Looking back, it's comical how predictable my next move was. I was fed up. I had felt like a "victim" of my health and circumstance. I had thought life was unfair. But in that moment, my pitifulness graduated to pure anger. Trembling through that tree pose, trying to have control of something, I took the last gulp of my second bottle of wine and went in screaming and punching at the crashing waves. There was a red flag. And I was a drunken baby bull.
I imagine the other families on the beach we're expecing Sacha Baron Cohen, Johnny Knoxville or Ashton to to pop out from behind an umbrella at any moment.
I got my ass kicked. And it was perfect.
Unfortunately, this would not be my "rock bottom" with alcohol, depression and outright stupidity. (More about that later, I'm sure) This was more of a forgiving sandy "bottom" that was like "Look kid ... that was cute ... come back when you're stronger. And sober. It's not a fair fight."
I crawled out looking like one of those 1960s evolution animations where the creature transitions from water to land, tail between its legs.
On the shore I saw Amy there with the kids and blueberries and jugs of water. Our sweet friends Erin and Brent were there too. Silently reminding me of all the reasons not to go back in.
I did lose my watch in the water. I like to think it means that these kind of transformative experiences literally take time. I lost my hat. It was an ugly hat so I'm unconcerned with any metaphor it might represent.
Sitting there on a soggy blanket, staring into my kids' little blueberry eyes, I finally understood: This was a lesson.

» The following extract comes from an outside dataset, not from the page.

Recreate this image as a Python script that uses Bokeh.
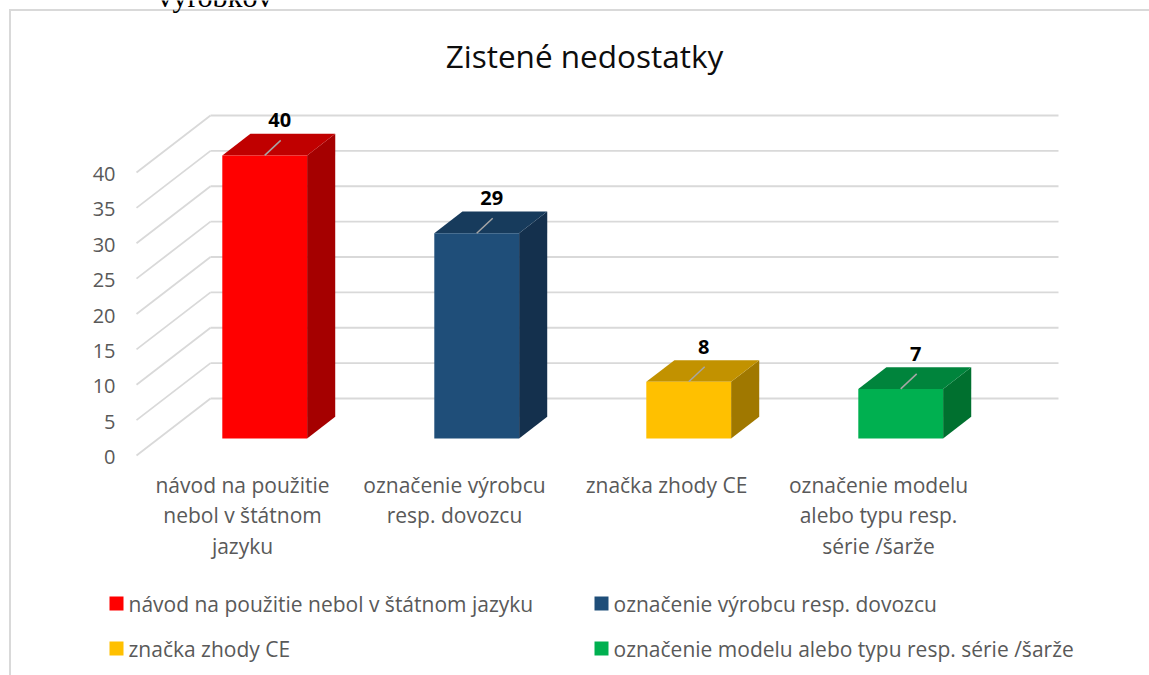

I would not find my balance in a bottle. Unlike folks who can drink for fun, I was drinking in desperation – treating an illness – instead of getting to the root of the problem.
That day I went from being a drowner whose panicked thrashing was worsening his chance of survival - to finally being able to see myself from afar, needing help. I vowed to get to the bottom of my illness with patience, self-compassion and no alcohol to take me off course.
It worked for me. But I don't suggest trying it at home.
Just believe me, we aren't stronger than the tide and we can't drink our way through the waves. We have to learn to float.